Furthermore, the brilliance of the film rests on its reliance of the visual as it overlays the Biblical message of Job. The film starts with a biblical quote, its only true message of preaching, but it sets up every visual element. The quote is from Job 38:4 and 7.
"Where were you when I laid the foundations of the earth ... when the morning stars sang together?"
There is some difficulty here, because you have to actually know the reference in Job and know the biblical story for the film to make any sense. In the quote, you know that God is speaking to Job. Job has been trying to vindicate himself before his friends the entire book, saying that he's not suffering because he is wicked. Job repeatedly demands his vindicator, God, to so grant his case before his friends. Eventually God comes on the scene and essentially says, "who am I to vindicate you? I was the one who created this whole thing. It's you who ought to worship me."
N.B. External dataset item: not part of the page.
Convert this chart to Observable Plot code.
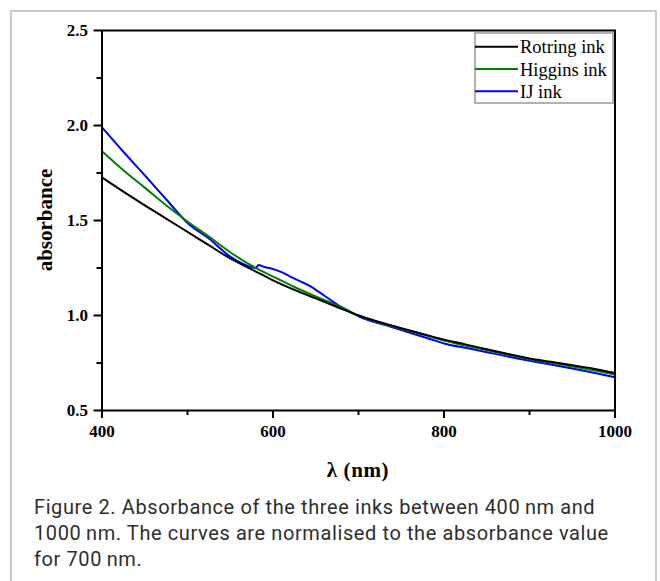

With that in mind, for about 20 minutes in the middle of the movie, the visual vignettes backtrack in time to celestial images and the fashioning and forming in deep space. It's not until about five minutes into this extended- seemingly incredible interruption- scene that you realize what's happening. Malick is showing us creation, instead of telling us about it. Malick is giving us God's answers to these barely audible prayers in visual form, and not in dialogue.
The film, understandably, is thus very difficult to follow. It's the complete opposite of most "Christian" films, because having no dialogue means the message is a little harder to discern. The audience's understanding of Malick's message is thus tentative, and even still the artistry of the film definitively supports the idea that God doesn't owe us anything, and yet he still redeems us (Job 19: "I know my Redeemer lives.") It's the Job message. The Christian message. Not through dialogue but through a powerful artistic form.
That gets us to the second question we asked at the beginning: what makes art "Christian"? I think The Tree of Life, despite not being explicitly "Christian" art, is still good Christian art. Are there other movies, for example, that can fit this description? Perhaps. Harry Potter and The Hunger Games are certainly not explicitly or implicitly about the Christian message, but there's a reason the motifs from those films are powerful. Harry takes the judgment of Voldemort due him and dies for everyone, and is brought back to life. Katniss takes the place of her little sister in what seems certain death.
Did you catch that? The reason those motifs are so powerful is attributed to what theologians have called "substitutionary atonement" for centuries. Jesus takes our place on the cross and the penalty that was due us-he is our substitute- and gives us his righteousness in place of that, if only we'd believe in Him. There, right there in not-Christian movies, is the concept of a Christian idea being played out. It's not being told to us, it's being shown. If only "Christian" movies could learn this lesson.
That leaves me with only one obvious conclusion from all these premises: in Christian art, we need more show, and a little less tell.